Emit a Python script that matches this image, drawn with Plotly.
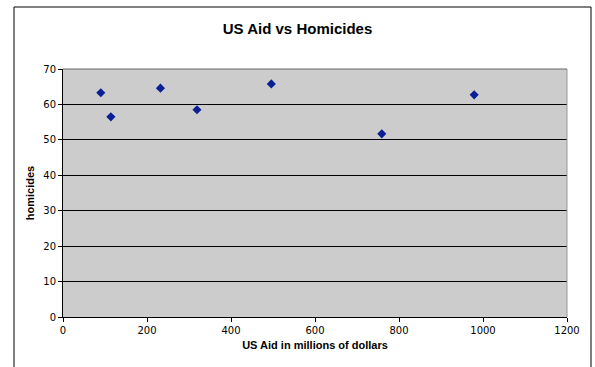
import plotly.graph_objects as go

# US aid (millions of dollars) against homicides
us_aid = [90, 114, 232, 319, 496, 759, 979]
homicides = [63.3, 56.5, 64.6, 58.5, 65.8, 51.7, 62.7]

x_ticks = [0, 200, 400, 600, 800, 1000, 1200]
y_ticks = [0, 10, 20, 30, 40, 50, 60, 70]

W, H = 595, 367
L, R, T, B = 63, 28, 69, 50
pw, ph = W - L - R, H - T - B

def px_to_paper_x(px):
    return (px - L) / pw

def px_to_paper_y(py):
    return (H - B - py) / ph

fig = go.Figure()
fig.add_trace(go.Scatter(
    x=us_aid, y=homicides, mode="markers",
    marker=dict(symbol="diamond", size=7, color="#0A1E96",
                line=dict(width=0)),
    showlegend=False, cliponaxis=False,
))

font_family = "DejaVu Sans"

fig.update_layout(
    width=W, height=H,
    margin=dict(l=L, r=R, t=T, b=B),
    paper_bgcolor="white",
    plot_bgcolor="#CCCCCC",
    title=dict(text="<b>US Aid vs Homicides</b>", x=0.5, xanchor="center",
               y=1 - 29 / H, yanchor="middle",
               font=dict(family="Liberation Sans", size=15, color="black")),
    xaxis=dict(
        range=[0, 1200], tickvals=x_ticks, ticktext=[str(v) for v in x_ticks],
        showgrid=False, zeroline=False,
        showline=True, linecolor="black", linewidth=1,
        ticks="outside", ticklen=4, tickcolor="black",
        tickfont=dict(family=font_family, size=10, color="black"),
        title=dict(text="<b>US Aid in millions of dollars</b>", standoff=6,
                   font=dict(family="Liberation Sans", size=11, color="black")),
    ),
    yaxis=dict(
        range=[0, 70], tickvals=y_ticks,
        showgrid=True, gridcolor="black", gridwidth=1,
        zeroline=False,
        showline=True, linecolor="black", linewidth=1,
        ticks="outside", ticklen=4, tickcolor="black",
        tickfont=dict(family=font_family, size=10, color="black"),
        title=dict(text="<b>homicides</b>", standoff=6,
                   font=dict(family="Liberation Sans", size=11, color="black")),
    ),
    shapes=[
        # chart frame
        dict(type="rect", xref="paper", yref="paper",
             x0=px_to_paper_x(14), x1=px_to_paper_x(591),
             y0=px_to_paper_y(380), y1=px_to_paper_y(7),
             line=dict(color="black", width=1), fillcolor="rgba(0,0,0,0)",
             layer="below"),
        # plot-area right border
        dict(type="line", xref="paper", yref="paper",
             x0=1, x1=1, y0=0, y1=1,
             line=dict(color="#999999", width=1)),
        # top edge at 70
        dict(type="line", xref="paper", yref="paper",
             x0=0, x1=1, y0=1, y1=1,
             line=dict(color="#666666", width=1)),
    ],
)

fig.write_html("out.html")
+-------+
→ **TASK DESCRIPTION**:
Write out the listing word for word, omitting the pictures it holds.

→ **THE OUTPUT**:
Emit a Python script that matches this image, drawn with Plotly.
import plotly.graph_objects as go

# US aid (millions of dollars) against homicides
us_aid = [90, 114, 232, 319, 496, 759, 979]
homicides = [63.3, 56.5, 64.6, 58.5, 65.8, 51.7, 62.7]

x_ticks = [0, 200, 400, 600, 800, 1000, 1200]
y_ticks = [0, 10, 20, 30, 40, 50, 60, 70]

W, H = 595, 367
L, R, T, B = 63, 28, 69, 50
pw, ph = W - L - R, H - T - B

def px_to_paper_x(px):
    return (px - L) / pw

def px_to_paper_y(py):
    return (H - B - py) / ph

fig = go.Figure()
fig.add_trace(go.Scatter(
    x=us_aid, y=homicides, mode="markers",
    marker=dict(symbol="diamond", size=7, color="#0A1E96",
                line=dict(width=0)),
    showlegend=False, cliponaxis=False,
))

font_family = "DejaVu Sans"

fig.update_layout(
    width=W, height=H,
    margin=dict(l=L, r=R, t=T, b=B),
    paper_bgcolor="white",
    plot_bgcolor="#CCCCCC",
    title=dict(text="<b>US Aid vs Homicides</b>", x=0.5, xanchor="center",
               y=1 - 29 / H, yanchor="middle",
               font=dict(family="Liberation Sans", size=15, color="black")),
    xaxis=dict(
        range=[0, 1200], tickvals=x_ticks, ticktext=[str(v) for v in x_ticks],
        showgrid=False, zeroline=False,
        showline=True, linecolor="black", linewidth=1,
        ticks="outside", ticklen=4, tickcolor="black",
        tickfont=dict(family=font_family, size=10, color="black"),
        title=dict(text="<b>US Aid in millions of dollars</b>", standoff=6,
                   font=dict(family="Liberation Sans", size=11, color="black")),
    ),
    yaxis=dict(
        range=[0, 70], tickvals=y_ticks,
        showgrid=True, gridcolor="black", gridwidth=1,
        zeroline=False,
        showline=True, linecolor="black", linewidth=1,
        ticks="outside", ticklen=4, tickcolor="black",
        tickfont=dict(family=font_family, size=10, color="black"),
        title=dict(text="<b>homicides</b>", standoff=6,
                   font=dict(family="Liberation Sans", size=11, color="black")),
    ),
    shapes=[
        # chart frame
        dict(type="rect", xref="paper", yref="paper",
             x0=px_to_paper_x(14), x1=px_to_paper_x(591),
             y0=px_to_paper_y(380), y1=px_to_paper_y(7),
             line=dict(color="black", width=1), fillcolor="rgba(0,0,0,0)",
             layer="below"),
        # plot-area right border
        dict(type="line", xref="paper", yref="paper",
             x0=1, x1=1, y0=0, y1=1,
             line=dict(color="#999999", width=1)),
        # top edge at 70
        dict(type="line", xref="paper", yref="paper",
             x0=0, x1=1, y0=1, y1=1,
             line=dict(color="#666666", width=1)),
    ],
)

fig.write_html("out.html")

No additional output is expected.